Nenagh Castle, in County Tipperary, was built by Theobald Walter (first of the Butlers of Ormond) around 1200. The castle boasts the finest cylindrical keep in Ireland. Like most keeps, it formed part of the perimeter of the fortress, being incorporated in the curtain walls surrounding a rather small, five-sided courtyard. These walls have now almost disappeared, but fragments remain. There were originally four flanking towers, one on each side of the entrance gateway to the south, the others at the east and west angles of the pentagon; the great keep, "Nenagh Round", occupied the northern angle.

[Nenagh Castle; photo by Lorcán J. O'Flannery at National Clan Gathering 2004]

Built of limestone rubble, irregularly coursed, and measuring about 55 feet in external diameter at the base, it rises now to a height of about a hundred feet. The topmost quarter, however, is modern (circa 1860), the original height to the wall-walk being about 75 feet. Above this there rose, of course, the crenellated parapets. There were four storeys, including a basement which was accessible, originally, only from the entrance storey above. At the base, the walls are 16 feet thick, and at the top, just 11 feet; the diminishing thickness is accounted for by the inward batter of the walls and the offset or setting back, at each floor level, which bore the timber work of the floors.

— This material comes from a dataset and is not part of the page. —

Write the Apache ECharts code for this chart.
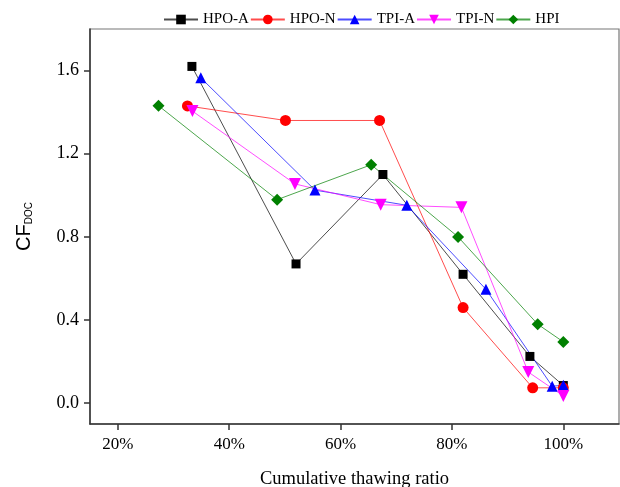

[Nenagh Castle (circa 1200); courtesy of Harold G. Leask]

Bishop Michael Flannery initiated plans in 1860 to build a cathedral in Nenagh, and sent a number of priests, including his cousin Fr. William Flannery (later Dean of Windsor, Ontario), to North America on fund-raising missions. He purchased the site of Nenagh Castle and the surrounding land, and began to restore the castle in order to incorporate it into the new structure. Unfortunately, the development was substantially dependent on American funding, and was brought to an abrupt halt in 1861 by the American Civil War.

The top of the existing tower was probably quite uneven, and so it was raised and dressed off with a new parapet wall. The architecture is gracefully decorative, and includes a series of clerestory windows beneath a corbelled parapet wall ornamented with traditional stepped merlons.